* **PROMPT**: Set all the material down again unchanged, without the pictures.

* **SUPPLIED INFORMATION**:
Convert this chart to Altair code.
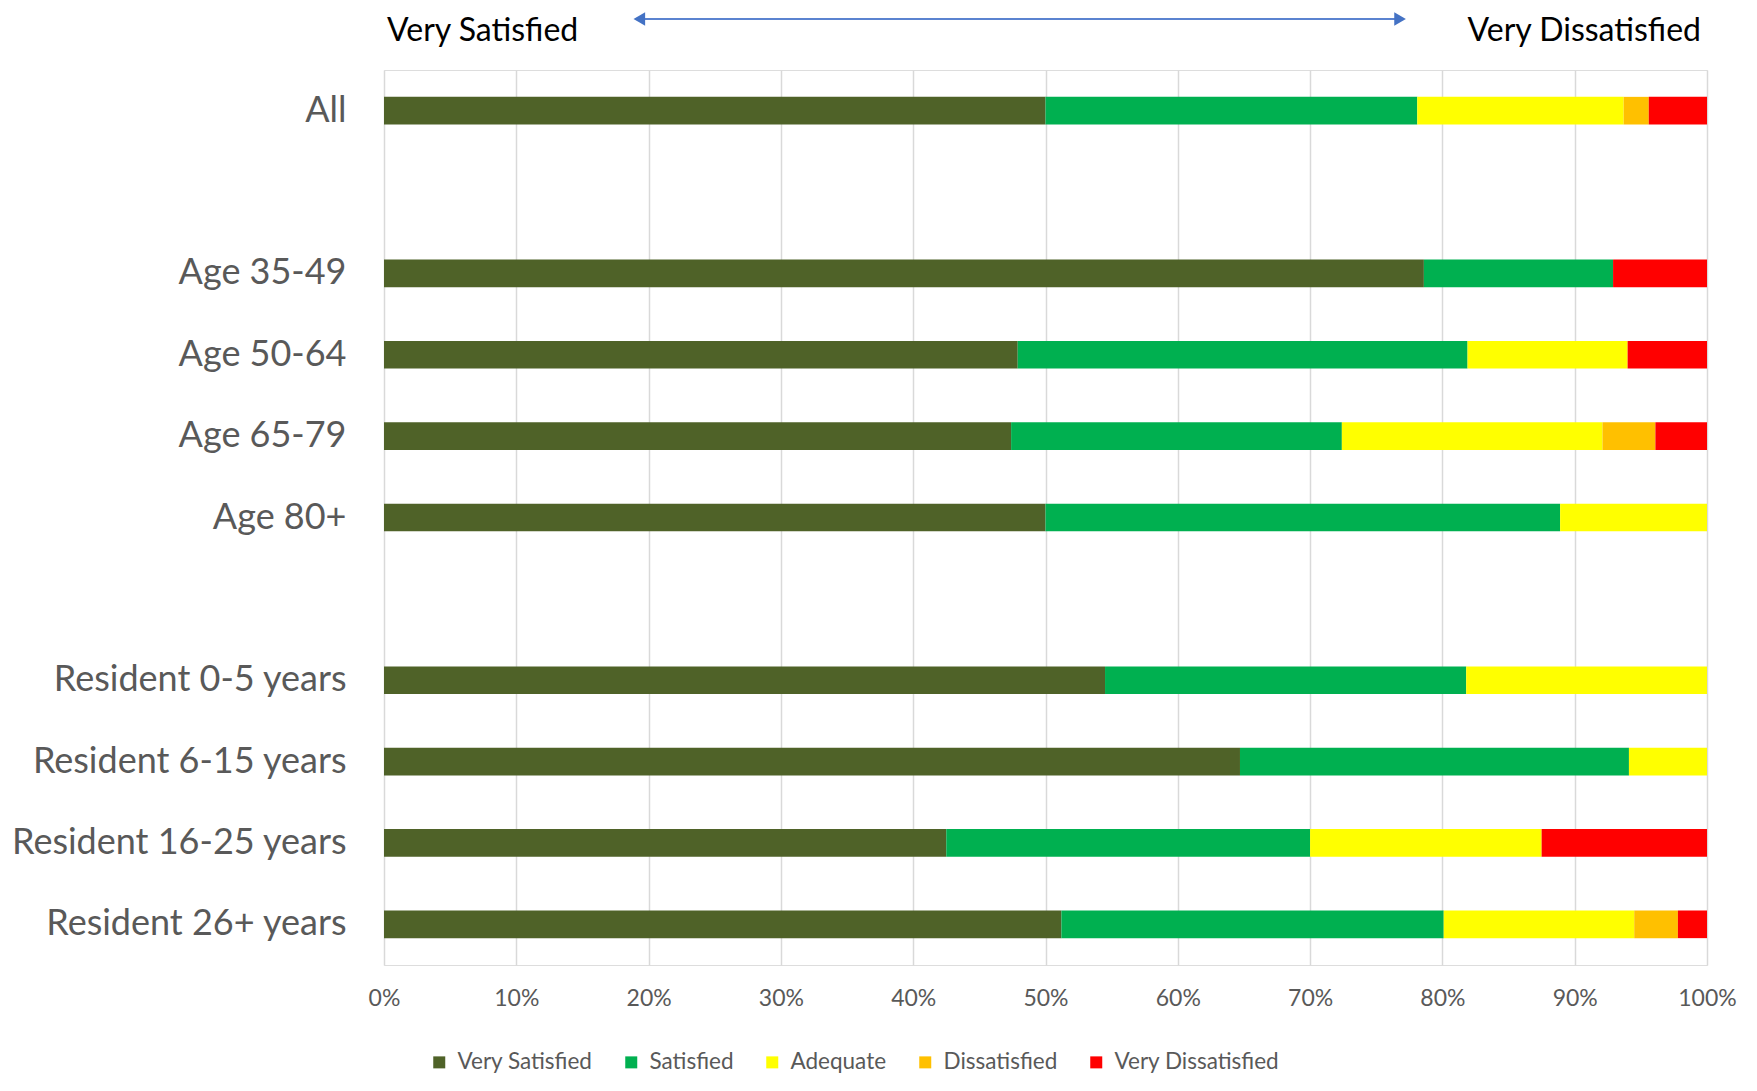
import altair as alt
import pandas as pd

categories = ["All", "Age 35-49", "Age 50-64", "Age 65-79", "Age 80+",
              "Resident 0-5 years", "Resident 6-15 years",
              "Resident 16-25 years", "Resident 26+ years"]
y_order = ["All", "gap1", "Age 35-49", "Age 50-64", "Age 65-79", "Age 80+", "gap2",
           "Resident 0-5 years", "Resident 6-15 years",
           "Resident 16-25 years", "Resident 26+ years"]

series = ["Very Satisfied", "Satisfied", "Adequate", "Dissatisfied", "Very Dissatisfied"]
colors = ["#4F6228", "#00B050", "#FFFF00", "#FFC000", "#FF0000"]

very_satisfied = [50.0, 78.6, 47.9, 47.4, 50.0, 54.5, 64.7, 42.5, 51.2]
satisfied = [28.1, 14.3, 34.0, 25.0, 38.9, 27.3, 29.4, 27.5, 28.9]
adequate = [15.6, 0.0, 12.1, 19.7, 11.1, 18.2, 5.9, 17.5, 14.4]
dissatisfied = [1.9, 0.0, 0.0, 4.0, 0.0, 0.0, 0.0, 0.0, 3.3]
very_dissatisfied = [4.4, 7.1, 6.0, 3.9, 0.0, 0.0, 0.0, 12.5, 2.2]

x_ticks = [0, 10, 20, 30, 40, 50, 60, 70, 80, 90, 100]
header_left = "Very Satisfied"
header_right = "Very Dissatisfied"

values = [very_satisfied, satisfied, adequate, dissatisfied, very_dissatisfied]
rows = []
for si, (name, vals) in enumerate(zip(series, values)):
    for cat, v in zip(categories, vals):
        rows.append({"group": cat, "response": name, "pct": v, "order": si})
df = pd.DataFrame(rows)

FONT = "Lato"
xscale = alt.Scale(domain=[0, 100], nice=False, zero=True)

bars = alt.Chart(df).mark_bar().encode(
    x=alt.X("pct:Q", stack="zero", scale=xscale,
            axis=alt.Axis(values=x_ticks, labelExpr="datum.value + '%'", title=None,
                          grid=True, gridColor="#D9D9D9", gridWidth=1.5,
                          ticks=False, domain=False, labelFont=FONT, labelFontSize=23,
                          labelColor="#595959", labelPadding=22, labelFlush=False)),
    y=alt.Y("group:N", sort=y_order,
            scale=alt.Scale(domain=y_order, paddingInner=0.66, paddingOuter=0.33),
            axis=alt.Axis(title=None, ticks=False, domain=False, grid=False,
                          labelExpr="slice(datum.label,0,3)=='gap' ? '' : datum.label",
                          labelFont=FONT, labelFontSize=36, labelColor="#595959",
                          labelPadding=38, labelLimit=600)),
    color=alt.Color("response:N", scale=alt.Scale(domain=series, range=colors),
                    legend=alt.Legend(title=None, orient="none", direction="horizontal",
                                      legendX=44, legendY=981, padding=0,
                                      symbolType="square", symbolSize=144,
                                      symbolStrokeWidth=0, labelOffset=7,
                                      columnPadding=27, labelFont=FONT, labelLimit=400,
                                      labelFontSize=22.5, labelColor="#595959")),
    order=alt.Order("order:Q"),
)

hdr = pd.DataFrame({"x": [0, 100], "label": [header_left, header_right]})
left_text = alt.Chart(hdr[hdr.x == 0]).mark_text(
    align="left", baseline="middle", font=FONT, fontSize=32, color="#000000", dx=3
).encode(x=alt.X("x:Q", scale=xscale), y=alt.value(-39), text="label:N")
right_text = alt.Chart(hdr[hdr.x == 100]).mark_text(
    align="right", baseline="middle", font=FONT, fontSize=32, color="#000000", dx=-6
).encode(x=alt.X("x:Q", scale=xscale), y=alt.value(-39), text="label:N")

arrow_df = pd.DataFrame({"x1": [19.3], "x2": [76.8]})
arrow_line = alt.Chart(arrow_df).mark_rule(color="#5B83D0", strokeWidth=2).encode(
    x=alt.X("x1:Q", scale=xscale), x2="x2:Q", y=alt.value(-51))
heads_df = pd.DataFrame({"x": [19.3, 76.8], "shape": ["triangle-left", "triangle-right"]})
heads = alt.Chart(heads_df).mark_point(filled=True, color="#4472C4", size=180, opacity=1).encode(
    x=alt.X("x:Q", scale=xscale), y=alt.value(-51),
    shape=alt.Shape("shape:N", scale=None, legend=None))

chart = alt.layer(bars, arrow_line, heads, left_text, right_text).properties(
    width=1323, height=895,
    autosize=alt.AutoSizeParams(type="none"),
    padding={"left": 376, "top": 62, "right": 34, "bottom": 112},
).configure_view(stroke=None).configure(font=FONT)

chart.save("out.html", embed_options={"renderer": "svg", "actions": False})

* **RESULT**:
Convert this chart to Altair code.
import altair as alt
import pandas as pd

categories = ["All", "Age 35-49", "Age 50-64", "Age 65-79", "Age 80+",
              "Resident 0-5 years", "Resident 6-15 years",
              "Resident 16-25 years", "Resident 26+ years"]
y_order = ["All", "gap1", "Age 35-49", "Age 50-64", "Age 65-79", "Age 80+", "gap2",
           "Resident 0-5 years", "Resident 6-15 years",
           "Resident 16-25 years", "Resident 26+ years"]

series = ["Very Satisfied", "Satisfied", "Adequate", "Dissatisfied", "Very Dissatisfied"]
colors = ["#4F6228", "#00B050", "#FFFF00", "#FFC000", "#FF0000"]

very_satisfied = [50.0, 78.6, 47.9, 47.4, 50.0, 54.5, 64.7, 42.5, 51.2]
satisfied = [28.1, 14.3, 34.0, 25.0, 38.9, 27.3, 29.4, 27.5, 28.9]
adequate = [15.6, 0.0, 12.1, 19.7, 11.1, 18.2, 5.9, 17.5, 14.4]
dissatisfied = [1.9, 0.0, 0.0, 4.0, 0.0, 0.0, 0.0, 0.0, 3.3]
very_dissatisfied = [4.4, 7.1, 6.0, 3.9, 0.0, 0.0, 0.0, 12.5, 2.2]

x_ticks = [0, 10, 20, 30, 40, 50, 60, 70, 80, 90, 100]
header_left = "Very Satisfied"
header_right = "Very Dissatisfied"

values = [very_satisfied, satisfied, adequate, dissatisfied, very_dissatisfied]
rows = []
for si, (name, vals) in enumerate(zip(series, values)):
    for cat, v in zip(categories, vals):
        rows.append({"group": cat, "response": name, "pct": v, "order": si})
df = pd.DataFrame(rows)

FONT = "Lato"
xscale = alt.Scale(domain=[0, 100], nice=False, zero=True)

bars = alt.Chart(df).mark_bar().encode(
    x=alt.X("pct:Q", stack="zero", scale=xscale,
            axis=alt.Axis(values=x_ticks, labelExpr="datum.value + '%'", title=None,
                          grid=True, gridColor="#D9D9D9", gridWidth=1.5,
                          ticks=False, domain=False, labelFont=FONT, labelFontSize=23,
                          labelColor="#595959", labelPadding=22, labelFlush=False)),
    y=alt.Y("group:N", sort=y_order,
            scale=alt.Scale(domain=y_order, paddingInner=0.66, paddingOuter=0.33),
            axis=alt.Axis(title=None, ticks=False, domain=False, grid=False,
                          labelExpr="slice(datum.label,0,3)=='gap' ? '' : datum.label",
                          labelFont=FONT, labelFontSize=36, labelColor="#595959",
                          labelPadding=38, labelLimit=600)),
    color=alt.Color("response:N", scale=alt.Scale(domain=series, range=colors),
                    legend=alt.Legend(title=None, orient="none", direction="horizontal",
                                      legendX=44, legendY=981, padding=0,
                                      symbolType="square", symbolSize=144,
                                      symbolStrokeWidth=0, labelOffset=7,
                                      columnPadding=27, labelFont=FONT, labelLimit=400,
                                      labelFontSize=22.5, labelColor="#595959")),
    order=alt.Order("order:Q"),
)

hdr = pd.DataFrame({"x": [0, 100], "label": [header_left, header_right]})
left_text = alt.Chart(hdr[hdr.x == 0]).mark_text(
    align="left", baseline="middle", font=FONT, fontSize=32, color="#000000", dx=3
).encode(x=alt.X("x:Q", scale=xscale), y=alt.value(-39), text="label:N")
right_text = alt.Chart(hdr[hdr.x == 100]).mark_text(
    align="right", baseline="middle", font=FONT, fontSize=32, color="#000000", dx=-6
).encode(x=alt.X("x:Q", scale=xscale), y=alt.value(-39), text="label:N")

arrow_df = pd.DataFrame({"x1": [19.3], "x2": [76.8]})
arrow_line = alt.Chart(arrow_df).mark_rule(color="#5B83D0", strokeWidth=2).encode(
    x=alt.X("x1:Q", scale=xscale), x2="x2:Q", y=alt.value(-51))
heads_df = pd.DataFrame({"x": [19.3, 76.8], "shape": ["triangle-left", "triangle-right"]})
heads = alt.Chart(heads_df).mark_point(filled=True, color="#4472C4", size=180, opacity=1).encode(
    x=alt.X("x:Q", scale=xscale), y=alt.value(-51),
    shape=alt.Shape("shape:N", scale=None, legend=None))

chart = alt.layer(bars, arrow_line, heads, left_text, right_text).properties(
    width=1323, height=895,
    autosize=alt.AutoSizeParams(type="none"),
    padding={"left": 376, "top": 62, "right": 34, "bottom": 112},
).configure_view(stroke=None).configure(font=FONT)

chart.save("out.html", embed_options={"renderer": "svg", "actions": False})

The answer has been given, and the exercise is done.